The price of most of the industrial metals has been falling since the start of the year, which has been a little perplexing. It is especially confusing with aluminum given the impact of the tariffs. The sense is most of this decline has been demand driven, a reaction to the fact that users of these metals have been having some issues of their own. Demand for aircraft has been a little uneven and there have been slumps in a variety of freight-related sectors. The push to buy ahead of the tariff rise on aluminum has not been as aggressive as it has been for steel, while some aluminum markets have stalled. Copper has been reacting to some of the lower pace for telecoms and other high-tech sectors.
Some Political Observations
The coarseness and anger that pervades society has become nearly unbearable. There seems very little concern for one's fellow man. Even as we enter the holiday season, it seems to be more of an effort every day to remain civil. There is real hatred in the world today and even more indifference. Much has been written urging people to find their generous spirit again, but for the most part, it has fallen on deaf ears. I had a conversation with a guy this week that gives one a small glimmer of hope.
He essentially stated it becomes easier to find ways to support strangers than those you know. He does all the appropriate giving his church suggests and has his own list of charities, but it dawned on him that all of this was at arm's length. What about his own neighbors—those people he actually knows? He set out to be a good neighbor regardless of who that meant he would help. He started with the guy most on his block disliked. He was the neighborhood pariah, arguing with people at every opportunity, hosting loud parties and so on. The starting point was the guy's lawn tractor. It had been sitting in the overgrown front yard for weeks. The guy I am talking to decided to investigate. He soon saw it was not in running order so he got his tools and set to work. Five hours later it was running fine. The guy gets home and sees the guy fixing the mower and demands to know what is going on. "Nothing just saw it was busted and that kind of stuff always drives me nuts, so I thought I would help—can't fix much, but I can work on mowers." The guy was flabbergasted and suddenly his mood changed as he brought out beers. The talked and each learned a lot about the other. Within weeks the guy cleaned up his yard and even moved his party inside at the next opportunity. Bottom line—we don't have to hate or even dislike one another.

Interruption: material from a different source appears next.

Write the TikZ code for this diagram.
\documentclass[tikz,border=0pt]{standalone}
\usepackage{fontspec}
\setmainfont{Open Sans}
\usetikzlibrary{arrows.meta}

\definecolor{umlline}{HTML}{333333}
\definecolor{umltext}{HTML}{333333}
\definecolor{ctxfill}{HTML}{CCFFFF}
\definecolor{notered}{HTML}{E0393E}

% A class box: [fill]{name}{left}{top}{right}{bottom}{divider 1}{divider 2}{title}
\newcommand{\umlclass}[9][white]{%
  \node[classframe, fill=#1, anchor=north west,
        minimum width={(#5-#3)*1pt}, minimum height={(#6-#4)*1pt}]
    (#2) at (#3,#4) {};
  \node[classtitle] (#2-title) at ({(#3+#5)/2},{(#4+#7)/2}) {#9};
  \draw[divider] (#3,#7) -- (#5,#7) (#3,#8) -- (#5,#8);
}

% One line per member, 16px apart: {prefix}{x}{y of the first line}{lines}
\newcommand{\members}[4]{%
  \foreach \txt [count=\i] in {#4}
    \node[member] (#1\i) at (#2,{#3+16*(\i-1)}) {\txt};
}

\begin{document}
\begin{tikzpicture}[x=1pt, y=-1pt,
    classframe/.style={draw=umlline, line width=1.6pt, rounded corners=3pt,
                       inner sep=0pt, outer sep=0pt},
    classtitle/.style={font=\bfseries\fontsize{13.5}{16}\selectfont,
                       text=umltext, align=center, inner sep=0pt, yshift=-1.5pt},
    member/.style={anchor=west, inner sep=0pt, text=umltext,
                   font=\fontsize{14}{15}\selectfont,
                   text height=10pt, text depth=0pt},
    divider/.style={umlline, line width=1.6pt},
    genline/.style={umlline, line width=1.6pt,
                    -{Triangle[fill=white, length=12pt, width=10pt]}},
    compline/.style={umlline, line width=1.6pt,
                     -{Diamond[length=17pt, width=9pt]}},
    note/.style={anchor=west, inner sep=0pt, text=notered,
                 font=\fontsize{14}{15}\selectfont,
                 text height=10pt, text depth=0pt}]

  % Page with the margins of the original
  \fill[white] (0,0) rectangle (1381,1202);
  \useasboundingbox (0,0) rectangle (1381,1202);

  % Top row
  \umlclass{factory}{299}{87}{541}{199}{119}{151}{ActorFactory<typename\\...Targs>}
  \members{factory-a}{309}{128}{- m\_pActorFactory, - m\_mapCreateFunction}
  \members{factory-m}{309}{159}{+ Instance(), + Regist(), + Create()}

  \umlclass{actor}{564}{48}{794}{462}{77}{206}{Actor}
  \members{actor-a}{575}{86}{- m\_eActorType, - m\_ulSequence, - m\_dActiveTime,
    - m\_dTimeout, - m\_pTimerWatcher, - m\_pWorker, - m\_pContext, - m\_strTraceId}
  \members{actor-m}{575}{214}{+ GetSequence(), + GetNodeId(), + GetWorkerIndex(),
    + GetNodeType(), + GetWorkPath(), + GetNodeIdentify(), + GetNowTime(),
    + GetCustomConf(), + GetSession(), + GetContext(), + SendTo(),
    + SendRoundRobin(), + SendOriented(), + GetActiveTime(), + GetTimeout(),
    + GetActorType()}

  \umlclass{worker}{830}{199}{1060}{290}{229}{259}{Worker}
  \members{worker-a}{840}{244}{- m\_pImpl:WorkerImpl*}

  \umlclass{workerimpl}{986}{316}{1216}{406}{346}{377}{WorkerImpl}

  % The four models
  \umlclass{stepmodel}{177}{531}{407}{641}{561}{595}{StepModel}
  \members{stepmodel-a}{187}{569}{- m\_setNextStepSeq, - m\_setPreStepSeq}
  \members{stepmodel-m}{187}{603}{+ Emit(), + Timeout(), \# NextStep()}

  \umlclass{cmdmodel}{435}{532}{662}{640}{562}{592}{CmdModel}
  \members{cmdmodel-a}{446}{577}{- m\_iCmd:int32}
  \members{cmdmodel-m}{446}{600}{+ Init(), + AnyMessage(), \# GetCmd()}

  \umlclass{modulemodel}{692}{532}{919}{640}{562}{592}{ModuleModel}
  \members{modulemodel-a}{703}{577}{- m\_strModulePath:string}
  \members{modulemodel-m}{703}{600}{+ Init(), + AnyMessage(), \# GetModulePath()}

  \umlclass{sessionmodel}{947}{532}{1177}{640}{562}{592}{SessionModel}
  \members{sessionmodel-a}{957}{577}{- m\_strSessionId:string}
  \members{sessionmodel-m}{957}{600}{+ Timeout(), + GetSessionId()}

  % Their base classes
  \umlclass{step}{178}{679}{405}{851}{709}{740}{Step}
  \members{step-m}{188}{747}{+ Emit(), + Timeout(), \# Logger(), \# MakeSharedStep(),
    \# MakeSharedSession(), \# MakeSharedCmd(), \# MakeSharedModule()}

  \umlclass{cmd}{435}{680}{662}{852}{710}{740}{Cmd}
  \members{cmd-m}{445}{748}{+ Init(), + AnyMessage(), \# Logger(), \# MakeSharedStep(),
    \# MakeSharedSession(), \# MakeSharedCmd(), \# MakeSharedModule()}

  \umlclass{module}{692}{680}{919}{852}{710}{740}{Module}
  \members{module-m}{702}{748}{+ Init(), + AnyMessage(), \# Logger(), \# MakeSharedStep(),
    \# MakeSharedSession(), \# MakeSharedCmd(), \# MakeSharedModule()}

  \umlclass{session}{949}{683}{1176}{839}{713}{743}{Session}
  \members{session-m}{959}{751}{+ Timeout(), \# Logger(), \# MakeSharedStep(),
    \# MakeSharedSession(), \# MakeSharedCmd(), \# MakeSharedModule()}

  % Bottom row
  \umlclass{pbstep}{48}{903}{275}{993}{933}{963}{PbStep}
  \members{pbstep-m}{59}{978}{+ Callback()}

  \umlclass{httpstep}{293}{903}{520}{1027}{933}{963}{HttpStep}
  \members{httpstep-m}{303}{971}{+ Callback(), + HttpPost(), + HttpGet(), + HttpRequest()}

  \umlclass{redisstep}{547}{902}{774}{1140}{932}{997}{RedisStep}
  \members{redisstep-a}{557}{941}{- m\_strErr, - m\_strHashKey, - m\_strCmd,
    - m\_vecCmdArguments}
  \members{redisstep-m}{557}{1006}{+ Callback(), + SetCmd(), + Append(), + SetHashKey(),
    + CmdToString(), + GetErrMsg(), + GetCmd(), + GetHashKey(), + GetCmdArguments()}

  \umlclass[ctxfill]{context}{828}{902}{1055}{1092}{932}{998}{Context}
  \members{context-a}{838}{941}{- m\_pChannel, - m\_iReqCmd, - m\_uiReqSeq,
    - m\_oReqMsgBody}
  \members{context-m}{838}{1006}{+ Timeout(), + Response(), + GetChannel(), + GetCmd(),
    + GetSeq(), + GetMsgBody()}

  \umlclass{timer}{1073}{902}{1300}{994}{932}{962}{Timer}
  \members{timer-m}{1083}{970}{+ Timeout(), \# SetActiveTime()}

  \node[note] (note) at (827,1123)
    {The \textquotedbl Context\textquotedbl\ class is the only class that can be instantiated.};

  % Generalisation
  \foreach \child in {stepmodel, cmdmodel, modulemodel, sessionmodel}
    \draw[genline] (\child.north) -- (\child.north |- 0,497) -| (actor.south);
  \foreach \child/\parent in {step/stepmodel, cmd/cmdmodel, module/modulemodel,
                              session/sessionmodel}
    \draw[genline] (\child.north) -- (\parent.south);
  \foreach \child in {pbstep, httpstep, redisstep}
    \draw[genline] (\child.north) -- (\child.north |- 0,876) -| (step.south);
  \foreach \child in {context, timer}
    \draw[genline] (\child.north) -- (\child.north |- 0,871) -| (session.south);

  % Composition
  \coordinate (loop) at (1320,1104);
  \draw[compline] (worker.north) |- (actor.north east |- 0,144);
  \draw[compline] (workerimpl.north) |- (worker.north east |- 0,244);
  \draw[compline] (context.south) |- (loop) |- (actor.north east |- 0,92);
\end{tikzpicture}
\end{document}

The Transportation Index is a tool created to monitor the diverse world of transportation—all modes from ocean cargo to air cargo, trucking to rail. The dip in the transportation index was fairly profound and adds a little to the worry over the level of capacity utilization and the performance of the PMI. There is a certain level of slowdown showing up although it is not such that the whole economy is shuddering. It is almost as if there was a breather underway. The fear is this could expand and usher in a much slower 2019. For the most part, it seems the consumer is confident and poised to deliver a good holiday season, but that remains to be seen. The Black Friday sales are not quite the signal they once were, but all eyes will be on them anyway. The early retail returns have been good, but hardly great and somewhat less than had been anticipated.